Pope on World Literacy Day: 'May education unite us'
By Francesca Merlo
Addressing the Director-General of UNESCO, Audrey Azoulay, on the occasion of International Literacy Day, celebrated on Thursday, Cardinal Pietro Parolin, on behalf of Pope Francis, wished "the reflections and work of this day every success, so that they bear good fruit for an effective and lasting transformation of literacy learning spaces."
A metamorphosis
The Cardinal Secretary of State noted that the Pope speaks of our world going through a cultural and anthropological metamorphosis, as it is always generating new languages and rejecting, without discernment, the paradigms offered to us by history.
"Every change requires an educational pathway that involves everyone," noted the Cardinal. "This is why it is necessary to build an 'education village' in which we share, in diversity, the commitment to create a network of human and open relationships," he added.
A humane education
Pope Francis fervently hopes for an education and literacy "whose main objective is to build a world on a human scale, the primordial and fundamental subject of education, who must be considered in his material, cultural and spiritual aspirations, as well as in his relationship with others, with the community, with nature and with his living environment," said the Cardinal.
He went on to note that the Pope urges us to find a worldwide convergence with a view to an education "that brings about an alliance between all the components of the person: between study and life; between generations; between teachers, students, families and civil society, according to their intellectual, scientific, artistic, sporting, political, entrepreneurial and solidarity-based expressions."

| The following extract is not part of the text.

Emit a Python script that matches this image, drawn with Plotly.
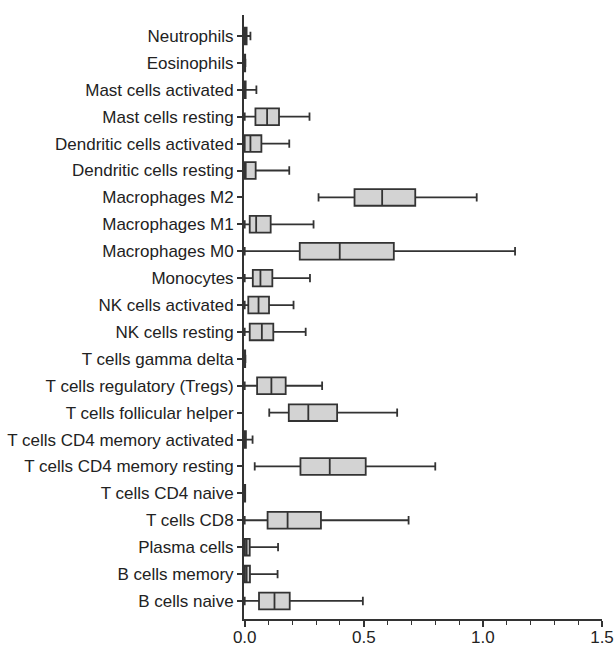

This alliance, he added, "generates peace, justice and welcome among all the peoples of the human family, as well as dialogue between religions."
Education in a time of war and pandemic
Bringing the Holy Father's message to a close, the Cardinal Secretary of State noted that in this time of pandemic and war "educating is always an act of hope that invites us to share and to transform the sterile and paralysing logic of indifference into a logic capable of welcoming our common belonging."
Finally, he expressed the hope that "the reflections and efforts to transform literacy learning spaces may contribute to building a civilisation of harmony, unity, solidarity, brotherhood and lasting peace, the Holy Father invokes upon you, upon the member countries of UNESCO and upon the collaborators of the illustrious Organisation of which you are Director General, the Blessings of the Most High."